WRITTEN INSTRUCTION:
Give again, exactly as written, the lines of the records below from the line with "Clone this chart in Chart.js." to the line with "const yTicks = [0, 1, 2, 3, 4, 5, 6, 7];". Both end lines count; pictures do not.

___ LISTED ENTRIES ___

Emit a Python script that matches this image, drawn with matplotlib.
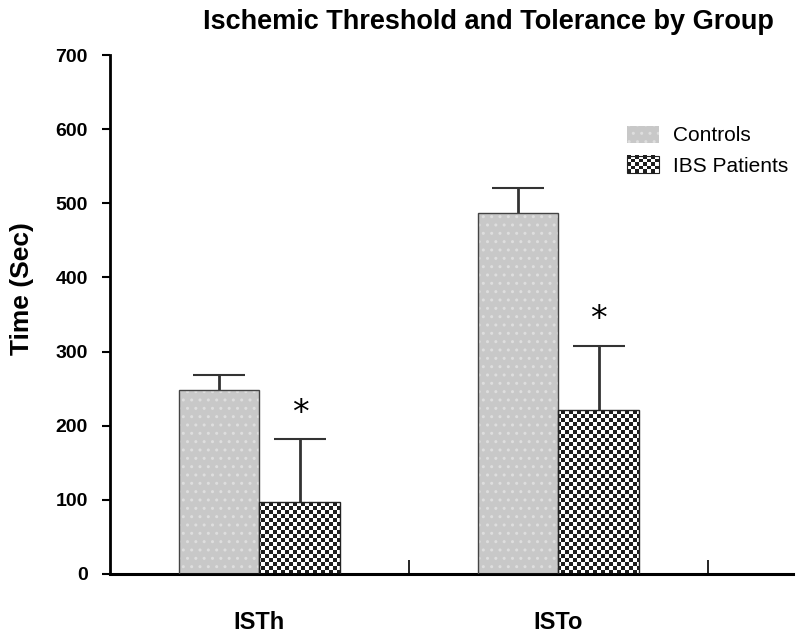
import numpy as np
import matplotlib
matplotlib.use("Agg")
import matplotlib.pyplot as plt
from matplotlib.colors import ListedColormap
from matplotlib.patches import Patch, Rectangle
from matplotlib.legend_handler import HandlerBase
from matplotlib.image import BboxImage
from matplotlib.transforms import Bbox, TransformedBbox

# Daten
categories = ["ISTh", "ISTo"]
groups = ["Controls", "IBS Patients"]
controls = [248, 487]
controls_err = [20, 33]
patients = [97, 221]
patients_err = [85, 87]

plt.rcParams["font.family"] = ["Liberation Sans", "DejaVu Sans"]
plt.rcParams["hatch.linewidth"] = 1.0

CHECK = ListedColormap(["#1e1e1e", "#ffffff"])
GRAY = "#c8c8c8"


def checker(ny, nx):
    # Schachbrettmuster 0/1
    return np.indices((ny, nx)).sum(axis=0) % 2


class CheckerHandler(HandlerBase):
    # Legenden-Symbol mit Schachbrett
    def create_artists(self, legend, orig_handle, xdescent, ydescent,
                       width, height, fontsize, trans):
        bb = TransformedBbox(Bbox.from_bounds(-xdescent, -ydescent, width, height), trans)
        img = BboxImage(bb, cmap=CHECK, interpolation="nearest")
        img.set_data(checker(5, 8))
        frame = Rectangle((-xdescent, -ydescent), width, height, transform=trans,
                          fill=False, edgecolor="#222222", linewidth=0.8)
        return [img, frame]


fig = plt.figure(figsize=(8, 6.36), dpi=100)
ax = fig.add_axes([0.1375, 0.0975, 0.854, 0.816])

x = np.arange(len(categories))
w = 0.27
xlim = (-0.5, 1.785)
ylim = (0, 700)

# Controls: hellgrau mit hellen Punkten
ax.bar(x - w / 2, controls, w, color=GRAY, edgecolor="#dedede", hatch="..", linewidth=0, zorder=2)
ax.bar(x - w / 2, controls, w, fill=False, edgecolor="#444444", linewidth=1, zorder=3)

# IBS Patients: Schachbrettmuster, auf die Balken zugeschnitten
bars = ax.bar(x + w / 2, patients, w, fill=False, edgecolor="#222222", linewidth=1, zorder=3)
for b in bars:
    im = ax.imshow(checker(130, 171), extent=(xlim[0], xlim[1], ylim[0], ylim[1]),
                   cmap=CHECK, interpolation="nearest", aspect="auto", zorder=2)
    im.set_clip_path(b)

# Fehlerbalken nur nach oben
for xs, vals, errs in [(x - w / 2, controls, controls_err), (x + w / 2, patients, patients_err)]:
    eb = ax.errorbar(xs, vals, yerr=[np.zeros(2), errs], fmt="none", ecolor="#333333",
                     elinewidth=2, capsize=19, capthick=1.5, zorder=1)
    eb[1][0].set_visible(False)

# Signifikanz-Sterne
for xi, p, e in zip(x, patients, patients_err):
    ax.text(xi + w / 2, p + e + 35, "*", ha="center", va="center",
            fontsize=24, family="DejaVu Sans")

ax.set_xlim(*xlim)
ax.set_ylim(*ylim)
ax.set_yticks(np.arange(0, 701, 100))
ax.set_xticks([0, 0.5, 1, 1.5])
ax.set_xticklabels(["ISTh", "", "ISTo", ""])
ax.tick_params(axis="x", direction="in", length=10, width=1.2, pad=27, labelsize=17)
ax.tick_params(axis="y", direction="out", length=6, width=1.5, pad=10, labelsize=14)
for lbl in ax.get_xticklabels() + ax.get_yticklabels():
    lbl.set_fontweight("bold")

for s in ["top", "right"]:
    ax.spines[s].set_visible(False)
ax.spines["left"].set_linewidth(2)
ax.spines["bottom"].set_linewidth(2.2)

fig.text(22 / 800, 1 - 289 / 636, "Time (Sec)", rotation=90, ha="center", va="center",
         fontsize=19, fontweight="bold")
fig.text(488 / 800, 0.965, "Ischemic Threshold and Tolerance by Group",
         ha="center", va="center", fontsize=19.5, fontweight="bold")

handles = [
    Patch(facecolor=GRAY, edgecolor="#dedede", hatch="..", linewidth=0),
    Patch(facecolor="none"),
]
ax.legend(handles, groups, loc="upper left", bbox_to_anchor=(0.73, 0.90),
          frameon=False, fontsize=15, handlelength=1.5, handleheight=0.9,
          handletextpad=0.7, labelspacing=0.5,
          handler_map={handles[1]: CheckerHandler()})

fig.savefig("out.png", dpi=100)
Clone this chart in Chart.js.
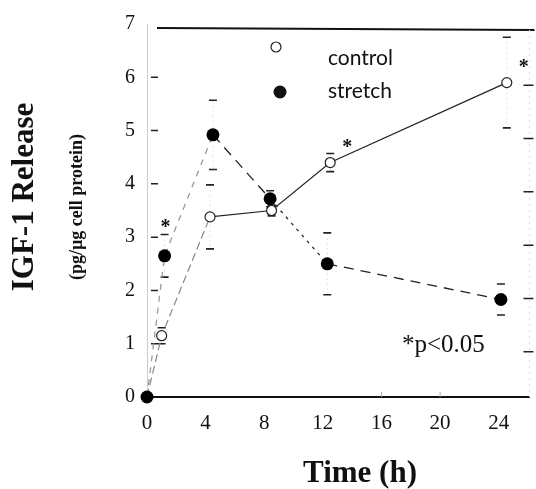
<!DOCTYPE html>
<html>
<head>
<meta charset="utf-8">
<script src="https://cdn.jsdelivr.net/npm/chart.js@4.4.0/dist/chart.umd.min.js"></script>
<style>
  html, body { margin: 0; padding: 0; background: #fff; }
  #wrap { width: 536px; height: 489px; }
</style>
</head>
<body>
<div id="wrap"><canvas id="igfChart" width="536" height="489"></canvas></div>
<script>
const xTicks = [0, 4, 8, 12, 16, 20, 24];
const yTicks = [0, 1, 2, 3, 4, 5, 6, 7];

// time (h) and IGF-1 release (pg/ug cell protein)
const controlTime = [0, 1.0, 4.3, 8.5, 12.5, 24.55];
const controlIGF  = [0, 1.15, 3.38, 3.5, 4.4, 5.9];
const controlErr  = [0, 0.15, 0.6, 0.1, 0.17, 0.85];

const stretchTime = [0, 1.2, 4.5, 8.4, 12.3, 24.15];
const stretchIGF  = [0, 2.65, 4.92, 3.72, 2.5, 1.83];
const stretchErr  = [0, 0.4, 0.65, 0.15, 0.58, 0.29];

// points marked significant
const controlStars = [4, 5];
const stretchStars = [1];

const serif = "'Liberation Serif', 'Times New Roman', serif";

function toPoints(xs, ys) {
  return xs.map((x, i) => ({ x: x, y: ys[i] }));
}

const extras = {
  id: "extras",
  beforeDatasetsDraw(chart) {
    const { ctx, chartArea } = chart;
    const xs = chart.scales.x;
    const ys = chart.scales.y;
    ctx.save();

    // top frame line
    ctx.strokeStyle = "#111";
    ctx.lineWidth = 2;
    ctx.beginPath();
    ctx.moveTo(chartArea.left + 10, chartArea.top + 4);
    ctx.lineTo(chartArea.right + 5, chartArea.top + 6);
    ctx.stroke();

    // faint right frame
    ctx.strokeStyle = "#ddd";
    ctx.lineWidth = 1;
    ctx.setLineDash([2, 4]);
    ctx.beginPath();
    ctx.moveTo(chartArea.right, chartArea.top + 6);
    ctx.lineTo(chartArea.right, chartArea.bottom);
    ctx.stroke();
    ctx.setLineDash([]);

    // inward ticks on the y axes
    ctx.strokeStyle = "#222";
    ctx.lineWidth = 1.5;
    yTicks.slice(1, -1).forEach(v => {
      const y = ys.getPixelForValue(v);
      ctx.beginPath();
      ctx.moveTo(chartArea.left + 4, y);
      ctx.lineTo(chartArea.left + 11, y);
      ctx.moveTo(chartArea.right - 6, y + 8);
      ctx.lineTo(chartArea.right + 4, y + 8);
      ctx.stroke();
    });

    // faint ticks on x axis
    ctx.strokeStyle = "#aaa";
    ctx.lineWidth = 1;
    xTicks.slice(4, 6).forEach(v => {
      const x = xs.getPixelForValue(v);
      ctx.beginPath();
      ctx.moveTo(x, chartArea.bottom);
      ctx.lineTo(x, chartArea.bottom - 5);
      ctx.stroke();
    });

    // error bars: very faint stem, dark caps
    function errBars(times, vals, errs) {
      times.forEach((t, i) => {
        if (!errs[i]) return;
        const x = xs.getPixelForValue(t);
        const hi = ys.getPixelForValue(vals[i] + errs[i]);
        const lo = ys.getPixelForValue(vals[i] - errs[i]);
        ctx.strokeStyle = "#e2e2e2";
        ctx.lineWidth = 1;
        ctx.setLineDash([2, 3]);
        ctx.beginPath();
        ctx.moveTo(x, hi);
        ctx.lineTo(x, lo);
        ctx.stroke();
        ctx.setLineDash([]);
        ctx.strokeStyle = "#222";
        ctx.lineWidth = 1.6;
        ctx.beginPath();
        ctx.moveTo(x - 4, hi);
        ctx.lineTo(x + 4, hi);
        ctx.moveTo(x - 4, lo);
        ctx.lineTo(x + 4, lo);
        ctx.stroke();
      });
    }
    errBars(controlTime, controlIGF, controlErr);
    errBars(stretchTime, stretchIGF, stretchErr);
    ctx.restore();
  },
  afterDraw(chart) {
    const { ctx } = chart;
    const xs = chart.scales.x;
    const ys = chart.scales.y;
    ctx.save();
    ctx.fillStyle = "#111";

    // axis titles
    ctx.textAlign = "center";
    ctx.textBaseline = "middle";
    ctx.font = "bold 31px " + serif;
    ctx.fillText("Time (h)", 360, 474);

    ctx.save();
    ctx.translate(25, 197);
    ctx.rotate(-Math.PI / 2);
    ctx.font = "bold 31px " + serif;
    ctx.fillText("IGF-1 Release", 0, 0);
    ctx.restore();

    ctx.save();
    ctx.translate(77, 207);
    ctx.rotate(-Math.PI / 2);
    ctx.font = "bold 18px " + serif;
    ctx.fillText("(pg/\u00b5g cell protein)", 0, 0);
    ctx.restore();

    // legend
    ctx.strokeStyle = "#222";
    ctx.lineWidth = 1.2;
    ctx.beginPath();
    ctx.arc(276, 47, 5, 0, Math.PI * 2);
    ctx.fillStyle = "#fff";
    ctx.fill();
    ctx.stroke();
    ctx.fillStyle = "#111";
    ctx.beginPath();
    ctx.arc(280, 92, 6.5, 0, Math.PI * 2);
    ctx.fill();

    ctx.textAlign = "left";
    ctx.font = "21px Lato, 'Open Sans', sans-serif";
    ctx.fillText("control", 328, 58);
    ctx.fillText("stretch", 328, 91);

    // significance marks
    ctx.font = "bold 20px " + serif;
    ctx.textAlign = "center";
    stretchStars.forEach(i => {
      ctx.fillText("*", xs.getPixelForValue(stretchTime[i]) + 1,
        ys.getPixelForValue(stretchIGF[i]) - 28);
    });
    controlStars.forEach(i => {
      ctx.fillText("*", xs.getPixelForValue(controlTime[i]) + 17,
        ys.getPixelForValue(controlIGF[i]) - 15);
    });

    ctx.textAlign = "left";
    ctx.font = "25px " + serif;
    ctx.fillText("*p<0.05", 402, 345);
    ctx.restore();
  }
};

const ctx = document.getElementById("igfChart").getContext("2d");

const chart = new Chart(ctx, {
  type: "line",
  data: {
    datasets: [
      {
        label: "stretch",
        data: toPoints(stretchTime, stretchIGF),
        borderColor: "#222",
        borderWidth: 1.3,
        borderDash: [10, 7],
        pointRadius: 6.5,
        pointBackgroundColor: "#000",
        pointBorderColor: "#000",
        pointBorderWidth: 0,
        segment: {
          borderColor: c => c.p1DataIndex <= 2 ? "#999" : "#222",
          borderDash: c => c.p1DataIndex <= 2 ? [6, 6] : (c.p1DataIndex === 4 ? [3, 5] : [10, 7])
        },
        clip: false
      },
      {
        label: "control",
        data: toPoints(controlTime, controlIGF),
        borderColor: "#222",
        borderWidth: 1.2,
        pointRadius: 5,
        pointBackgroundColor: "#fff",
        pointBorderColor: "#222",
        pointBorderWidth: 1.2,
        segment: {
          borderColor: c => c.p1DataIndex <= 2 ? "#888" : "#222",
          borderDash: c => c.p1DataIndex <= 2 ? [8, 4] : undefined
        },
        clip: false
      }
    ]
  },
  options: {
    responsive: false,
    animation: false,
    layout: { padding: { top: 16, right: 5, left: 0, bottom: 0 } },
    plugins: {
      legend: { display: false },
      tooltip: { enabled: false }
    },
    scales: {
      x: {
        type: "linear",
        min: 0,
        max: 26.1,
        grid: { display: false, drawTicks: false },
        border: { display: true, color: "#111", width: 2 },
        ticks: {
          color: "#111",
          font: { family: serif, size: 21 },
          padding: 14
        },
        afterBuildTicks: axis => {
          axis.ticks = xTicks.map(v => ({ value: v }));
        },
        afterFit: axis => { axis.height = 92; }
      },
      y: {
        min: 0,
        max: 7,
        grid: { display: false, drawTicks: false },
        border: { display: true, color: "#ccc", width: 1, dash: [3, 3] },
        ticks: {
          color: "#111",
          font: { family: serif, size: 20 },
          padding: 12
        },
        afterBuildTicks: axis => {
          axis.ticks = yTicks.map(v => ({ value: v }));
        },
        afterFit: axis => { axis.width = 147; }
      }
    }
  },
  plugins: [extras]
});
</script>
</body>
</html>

___

SOLUTION FOR THIS TASK:
Clone this chart in Chart.js.
<!DOCTYPE html>
<html>
<head>
<meta charset="utf-8">
<script src="https://cdn.jsdelivr.net/npm/chart.js@4.4.0/dist/chart.umd.min.js"></script>
<style>
  html, body { margin: 0; padding: 0; background: #fff; }
  #wrap { width: 536px; height: 489px; }
</style>
</head>
<body>
<div id="wrap"><canvas id="igfChart" width="536" height="489"></canvas></div>
<script>
const xTicks = [0, 4, 8, 12, 16, 20, 24];
const yTicks = [0, 1, 2, 3, 4, 5, 6, 7];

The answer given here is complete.